In short, the performance serves as the occasion for (which is sort of like making possible) my repentance.  As a British journalist once said in answer to the question, What’s Wrong With the World?  “I am.”

—Karl Johnson

A reminder of how the beauty, joy, and splendor of the creation, culture, and those in ‘the image of God’ is found ‘in the rough.’  Yes, must ‘sees, haves, and styles’ will receive attention, but let’s be local by giving time/space to embrace, nurture, and express the precious gifts of those in our neighborhood.

Tom Grosh

It doesn’t matter what you look like, its how you act ;-)

Ellen Grosh

The affirmation that beginnings happen all the time. That life can change directions mid way. She’s just starting on a new voyage.

—moira Levant
4. What does Susan Boyle's performance make impossible (or at least a lot more difficult)?

I deeply, deeply wish that her performance would make it impossible to write off people who don’t fit the outward norm, that it would be more difficult to have low or zero expectations of those less outwardly beautiful. Alas, this is the third season, and two years after Paul Potts.

—Simon Fowler

Her performance makes it impossible to forget that God loves the bravery of the weak things of the world far more than he loves our pretentions of significance and strength.  She makes it much more difficult to lose ourselves in our carefully guarded privledge by papering over the idea that the last shall be first.


Well said Simon and Dave.

I would add, let’s not strive (or encourage others) to be all/nothing superstars/professionals or only give our ‘time/space/attention’ to them.

Tom Grosh

Pay our attention to things that don’t matter as much.

Ellen Grosh

Unfortunately I don’t think it makes anything impossible. We all pre judge people. We should learn to keep an open mind, heart and look toward the possibilities rather than the things that can’t happen. Itzahak Perlman is a violinist who had polio as a child. He showed the world a generation ago that “different” people could shine. I think we still need that lesson. I saw a midget (I think he was a midget, might have been a dwarf) baritone in Pittsburgh once. He sang wonderfully. He ended his program with the PSO with Sonatra’s “I did it my way”. Maybe that will be the 2nd song Susan Boyle sings.

—moira Levant

I would add, given the recent additions to the saga, that the narrative of the heroic underdog v. the oppressive Empire may be a bit simplistic… the poisoned fruit of the fall is pretty evenly distributed amongst the sons of Adam and daughters of Eve.  I stand corrected, or at least nuanced.

5. What new culture is created in response?

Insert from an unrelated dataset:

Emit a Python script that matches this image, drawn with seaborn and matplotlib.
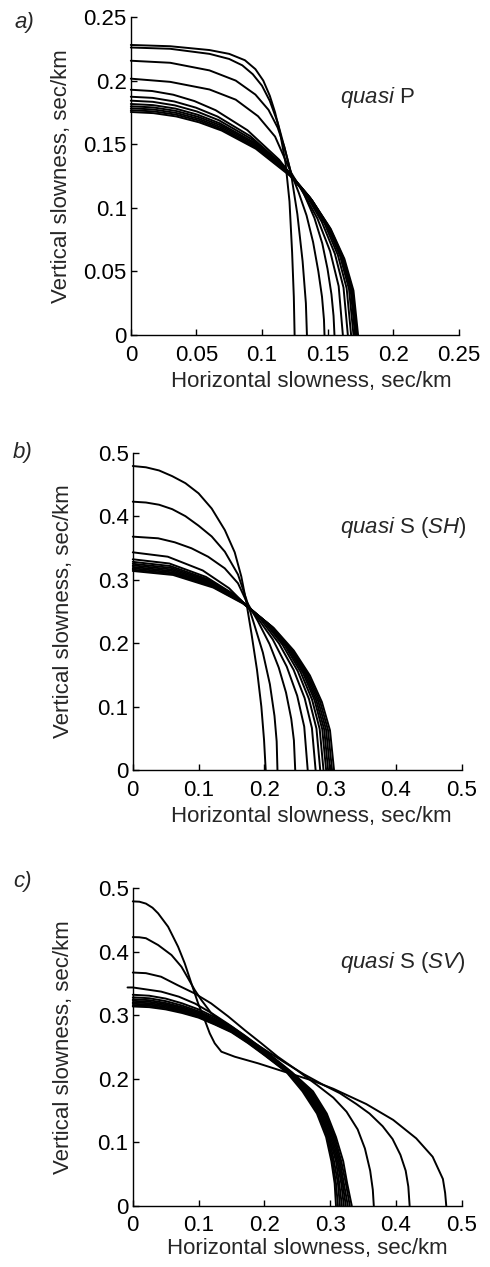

May God bless you and continue to give you multitudes of joy and peace, Susan Boyle. I have watched your performance several times yesterday and today and each time I am wiping away the tears. Your story combined with the purity and inspiration of your God given talent has touched me right down to the deepest parts of my inner core. I am the mother of a beautiful little girl who has a seizure disorder and is severly learning disabled. Like yourself, she has had to undergo cruel taunting from others. You have given me hope not only for her but for myself. You have shown the world in a loud, clear and strong voice that inner beauty is far more valueable than outer beauty. Before you started to sing you could tell that everyone was ready to mock you and you blew them all away. YES!!!! I shall be looking for with great anticipation your first CD. God Bless You!!!!

—Christine Reed

Here’s why I think we love Susan.

nick b.

Quel bonheur de savourer une telle prestation. Je suis heureuse de constater qu’il y a encore de tel talent à découvrir.
Bon vent Susan

Jocelyne desmont

—jocelyne desmont

OMG susan has made my dad with that song it sounded so good I cant put into word’s!!!!!!!! I havent heard anything like that in along time it gave a real good pick me up TYVM sunsan boyle!


day ^^


I am honored to have heard such a beautiful voice and woman show the world what talents God has given her. I believe she will shine in his words for her. May God be with you thru out all your journey.

—Barbara Nicoletti Bucholz

Her audition opened my eyes to a soul that can not be dismissed for any reason.  Susan embodies the true and real beauty that belittles the stereotypic perception of little minds, including mine. As a whole, Susan is gorgeous, when she touches the eye, the ear, the heart and soul as one.  May I ignore the image makers and invest the time to look inside the package to judge every person as a whole before making any judgment. Shame on those that put to words her personal life, for they have no bearing on the true beauty that is Susan! Asking Susan to compete in a dog and pony show is like asking Einstein to submit a high school science project.  Her talent transcends any competition and would be blatantly unfair to her fellow competitors.  The world is fortunate to have finally found her, I just hope she can hold on to her beauty as it was before this.

—Bruce Forrester

My thoughts are along the lines of Bruce’s.  My wife Theresa would like to hear her sing more songs and I’m sure we will :-)

Tom Grosh

It isn’t really new. BUT it helps me realize I need to keep true to my own calling and expressions of art. Music, visual arts, movies have become too commercial and ignore the true expression of the inner soul, the soul of man.

—moira Levant

Reminds me that once in a lifetime everybody can get a chance, but still keep doing the little things that you know are right and enjoy.

Ellen Grosh

Can’t seem to get enough of the performance of Susan Boyle.  She truly has inspired me through her remarkable voice and her down to earth lifestyle.  I just hope everyone won’t try to change her into the Hollywood type and that she remains as she is; a normal human being, being given a wonderful opportunity of sharing her gift with all of us.